Scientific classification
- Kingdom: Animalia
- Phylum: Chordata
- Class: Mammalia
- Order: Cingulata
- Family: Chlamyphoridae
- Subfamily: Tolypeutinae
- Genus: Cabassous
- Species: C. unicinctus
- Binomial name: Cabassous unicinctus (Linnaeus, 1758)
- Synonyms: Dasypus unicinctus Linnaeus, 1758

= Southern naked-tailed armadillo =

- Genus: Cabassous
- Species: unicinctus
- Authority: (Linnaeus, 1758)
- Conservation status: LC
- Synonyms: Dasypus unicinctus Linnaeus, 1758

Species of mammal

The southern naked-tailed armadillo (Cabassous unicinctus) is a species of small armadillo from South America.

==Description==
Smaller than some other armadillos, males measure an average of 36 cm in head-body length, and weigh around 3.0 kg, while females are larger, measuring 38 cm and weighing 3.8 kg. The tail measures around 16 cm in both sexes, and has only tiny scales in its skin, unlike the larger scutes found in most other armadillo species.

The upper body is covered by a dark grey bony carapace of squarish scutes. In the mid part of the body, this carapace is divided into a series of ten to thirteen mobile rings, giving the animal some degree of flexibility. Although there are some bristly hairs around the margins of the scutes, the tail and underside of the animal are hairless. The armour covers the back of the neck and extends onto the head between the ears. Smaller and thinner scales are also found on the cheeks and the outer surface of the ears. The snout is relatively short, and the ears large and funnel-like. There are five clawed toes on each foot, with the middle claws on the forefeet being particularly large.

==Distribution and habitat==
Southern naked-tailed armadillos are found throughout northern South America east of the Andes, as far south as northern Paraguay and southern Brazil. They inhabit a range of habitats across this region, from tropical rain forest to swamp, cerrado, and open grasslands.

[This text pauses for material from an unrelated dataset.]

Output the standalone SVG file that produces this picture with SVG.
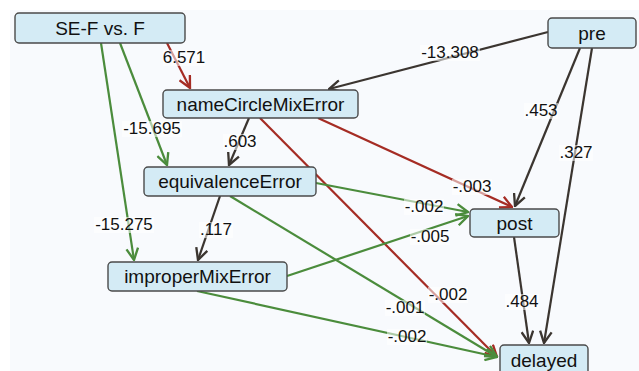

Two subspecies are recognised:
- Cabassous unicinctus squamicaudis Lund, 1845 – south of the Amazon River
- Cabassous unicinctus unicinctus Linnaeus, 1758 – north of the Amazon

==Biology and behaviour==
Southern naked-tailed armadillos are solitary, and are said to be nocturnal in the tropics but have been reported to be diurnal further south. As are many armadillos, it is an insectivore, feeding almost entirely on ants and termites. Reproduction occurs year-round, and animals have lived up to seven years in captivity.

The armadillos spend much of their time burrowing, digging burrows about 16 cm in diameter. The outer parts of the burrow are rounded, since the animal initially rotates its body as it digs, but they become flatter about 45 cm in from the entrance. They are typically located in termite mounds.